• Exercise requirements
Every line of the listing must be reproduced as it stands. Leave the images behind.

• Information shown
/---
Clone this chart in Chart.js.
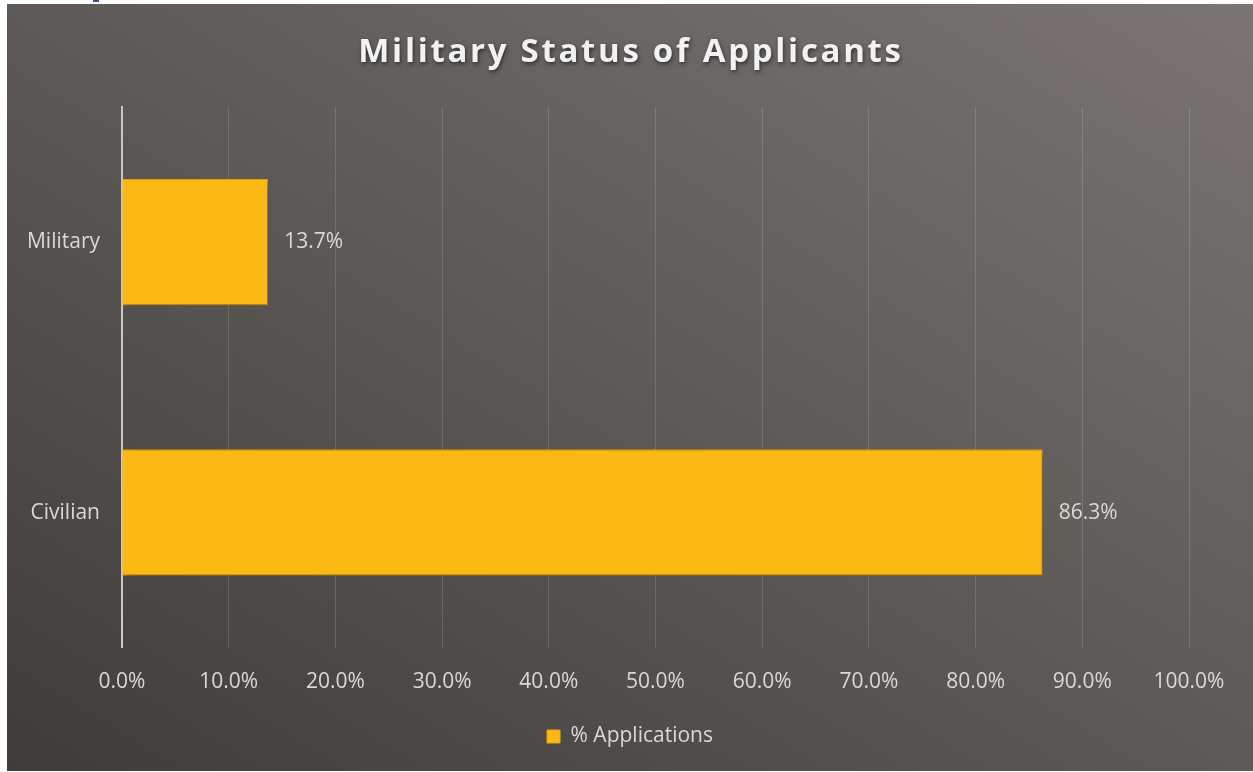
<!DOCTYPE html>
<html>
<head>
<meta charset="utf-8">
<script src="https://cdn.jsdelivr.net/npm/chart.js@4.4.0/dist/chart.umd.min.js"></script>
<style>
  html, body { margin: 0; padding: 0; background: #fff; }
  body { width: 1253px; height: 772px; position: relative; overflow: hidden; }
  #frame {
    position: absolute; left: 7px; top: 4px; width: 1246px; height: 767px;
    background: linear-gradient(to top right, #3f3c3a 0%, #5d5957 50%, #7a7572 100%);
  }
  #mark { position: absolute; left: 93px; top: 0; width: 6px; height: 2px; background: #2f5597; }
</style>
</head>
<body>
<div id="mark"></div>
<div id="frame"><canvas id="mycanvas1" width="1246" height="767"></canvas></div>
<script>
const chartTitle = 'Military Status of Applicants';
const categories = ['Military', 'Civilian'];
const seriesName = '% Applications';
const applicationShare = [13.7, 86.3];

const fontFamily = '"Open Sans", "Liberation Sans", sans-serif';

// title with a soft drop shadow, drawn by hand
const titlePlugin = {
    id: 'shadowTitle',
    afterDraw(chart) {
        const ctx = chart.ctx;
        ctx.save();
        ctx.font = 'bold 33px ' + fontFamily;
        ctx.letterSpacing = '2.7px';
        ctx.fillStyle = '#f2f2f2';
        ctx.textAlign = 'center';
        ctx.textBaseline = 'middle';
        ctx.shadowColor = 'rgba(0,0,0,0.55)';
        ctx.shadowBlur = 4;
        ctx.shadowOffsetX = 1;
        ctx.shadowOffsetY = 2;
        ctx.fillText(chartTitle, chart.width / 2 + 1, 49);
        ctx.restore();
    }
};

// bar shadow + value labels
const barPlugin = {
    id: 'barExtras',
    beforeDatasetsDraw(chart) {
        const ctx = chart.ctx;
        ctx.save();
        ctx.shadowColor = 'rgba(0,0,0,0.45)';
        ctx.shadowBlur = 7;
        ctx.shadowOffsetX = 3;
        ctx.shadowOffsetY = 3;
    },
    afterDatasetsDraw(chart) {
        const ctx = chart.ctx;
        ctx.restore();
        ctx.save();
        ctx.font = '21px ' + fontFamily;
        ctx.fillStyle = '#d9d9d9';
        ctx.textAlign = 'left';
        ctx.textBaseline = 'middle';
        chart.getDatasetMeta(0).data.forEach((bar, i) => {
            ctx.fillText(applicationShare[i].toFixed(1) + '%', bar.x + 16, bar.y);
        });
        ctx.restore();
    }
};

const ctx = document.getElementById('mycanvas1');
new Chart(ctx, {
    type: 'bar',
    data: {
        labels: categories,
        datasets: [{
            label: seriesName,
            data: applicationShare,
            backgroundColor: '#fdb913',
            borderColor: '#e8a70c',
            borderWidth: 1,
            barPercentage: 0.468,
            categoryPercentage: 1
        }]
    },
    options: {
        indexAxis: 'y',
        responsive: false,
        animation: false,
        devicePixelRatio: 1,
        layout: {
            padding: { top: 103, right: 0, bottom: 14, left: 0 }
        },
        plugins: {
            title: { display: false },
            tooltip: { enabled: false },
            legend: {
                position: 'bottom',
                labels: {
                    color: '#d9d9d9',
                    font: { family: fontFamily, size: 21 },
                    boxWidth: 13,
                    boxHeight: 13,
                    padding: 9
                }
            }
        },
        scales: {
            x: {
                min: 0,
                max: 100,
                ticks: {
                    stepSize: 10,
                    color: '#d9d9d9',
                    padding: 22,
                    font: { family: fontFamily, size: 21 },
                    callback: v => v.toFixed(1) + '%'
                },
                grid: {
                    color: 'rgba(255,255,255,0.14)',
                    lineWidth: 1,
                    drawTicks: false
                },
                border: { display: false }
            },
            y: {
                ticks: {
                    color: '#d9d9d9',
                    padding: 22,
                    font: { family: fontFamily, size: 21 }
                },
                grid: { display: false, drawTicks: false },
                border: { display: true, color: '#c8c8c8', width: 2 },
                afterFit: scale => { scale.width = 115; }
            },
            // empty right-hand margin so the legend stays centred on the canvas
            gap: {
                axis: 'y',
                position: 'right',
                display: true,
                ticks: { display: false },
                grid: { display: false, drawTicks: false },
                border: { display: false },
                afterFit: scale => { scale.width = 64; }
            }
        }
    },
    plugins: [titlePlugin, barPlugin]
});
</script>
</body>
</html>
\---
• Result for this exercise
Clone this chart in Chart.js.
<!DOCTYPE html>
<html>
<head>
<meta charset="utf-8">
<script src="https://cdn.jsdelivr.net/npm/chart.js@4.4.0/dist/chart.umd.min.js"></script>
<style>
  html, body { margin: 0; padding: 0; background: #fff; }
  body { width: 1253px; height: 772px; position: relative; overflow: hidden; }
  #frame {
    position: absolute; left: 7px; top: 4px; width: 1246px; height: 767px;
    background: linear-gradient(to top right, #3f3c3a 0%, #5d5957 50%, #7a7572 100%);
  }
  #mark { position: absolute; left: 93px; top: 0; width: 6px; height: 2px; background: #2f5597; }
</style>
</head>
<body>
<div id="mark"></div>
<div id="frame"><canvas id="mycanvas1" width="1246" height="767"></canvas></div>
<script>
const chartTitle = 'Military Status of Applicants';
const categories = ['Military', 'Civilian'];
const seriesName = '% Applications';
const applicationShare = [13.7, 86.3];

const fontFamily = '"Open Sans", "Liberation Sans", sans-serif';

// title with a soft drop shadow, drawn by hand
const titlePlugin = {
    id: 'shadowTitle',
    afterDraw(chart) {
        const ctx = chart.ctx;
        ctx.save();
        ctx.font = 'bold 33px ' + fontFamily;
        ctx.letterSpacing = '2.7px';
        ctx.fillStyle = '#f2f2f2';
        ctx.textAlign = 'center';
        ctx.textBaseline = 'middle';
        ctx.shadowColor = 'rgba(0,0,0,0.55)';
        ctx.shadowBlur = 4;
        ctx.shadowOffsetX = 1;
        ctx.shadowOffsetY = 2;
        ctx.fillText(chartTitle, chart.width / 2 + 1, 49);
        ctx.restore();
    }
};

// bar shadow + value labels
const barPlugin = {
    id: 'barExtras',
    beforeDatasetsDraw(chart) {
        const ctx = chart.ctx;
        ctx.save();
        ctx.shadowColor = 'rgba(0,0,0,0.45)';
        ctx.shadowBlur = 7;
        ctx.shadowOffsetX = 3;
        ctx.shadowOffsetY = 3;
    },
    afterDatasetsDraw(chart) {
        const ctx = chart.ctx;
        ctx.restore();
        ctx.save();
        ctx.font = '21px ' + fontFamily;
        ctx.fillStyle = '#d9d9d9';
        ctx.textAlign = 'left';
        ctx.textBaseline = 'middle';
        chart.getDatasetMeta(0).data.forEach((bar, i) => {
            ctx.fillText(applicationShare[i].toFixed(1) + '%', bar.x + 16, bar.y);
        });
        ctx.restore();
    }
};

const ctx = document.getElementById('mycanvas1');
new Chart(ctx, {
    type: 'bar',
    data: {
        labels: categories,
        datasets: [{
            label: seriesName,
            data: applicationShare,
            backgroundColor: '#fdb913',
            borderColor: '#e8a70c',
            borderWidth: 1,
            barPercentage: 0.468,
            categoryPercentage: 1
        }]
    },
    options: {
        indexAxis: 'y',
        responsive: false,
        animation: false,
        devicePixelRatio: 1,
        layout: {
            padding: { top: 103, right: 0, bottom: 14, left: 0 }
        },
        plugins: {
            title: { display: false },
            tooltip: { enabled: false },
            legend: {
                position: 'bottom',
                labels: {
                    color: '#d9d9d9',
                    font: { family: fontFamily, size: 21 },
                    boxWidth: 13,
                    boxHeight: 13,
                    padding: 9
                }
            }
        },
        scales: {
            x: {
                min: 0,
                max: 100,
                ticks: {
                    stepSize: 10,
                    color: '#d9d9d9',
                    padding: 22,
                    font: { family: fontFamily, size: 21 },
                    callback: v => v.toFixed(1) + '%'
                },
                grid: {
                    color: 'rgba(255,255,255,0.14)',
                    lineWidth: 1,
                    drawTicks: false
                },
                border: { display: false }
            },
            y: {
                ticks: {
                    color: '#d9d9d9',
                    padding: 22,
                    font: { family: fontFamily, size: 21 }
                },
                grid: { display: false, drawTicks: false },
                border: { display: true, color: '#c8c8c8', width: 2 },
                afterFit: scale => { scale.width = 115; }
            },
            // empty right-hand margin so the legend stays centred on the canvas
            gap: {
                axis: 'y',
                position: 'right',
                display: true,
                ticks: { display: false },
                grid: { display: false, drawTicks: false },
                border: { display: false },
                afterFit: scale => { scale.width = 64; }
            }
        }
    },
    plugins: [titlePlugin, barPlugin]
});
</script>
</body>
</html>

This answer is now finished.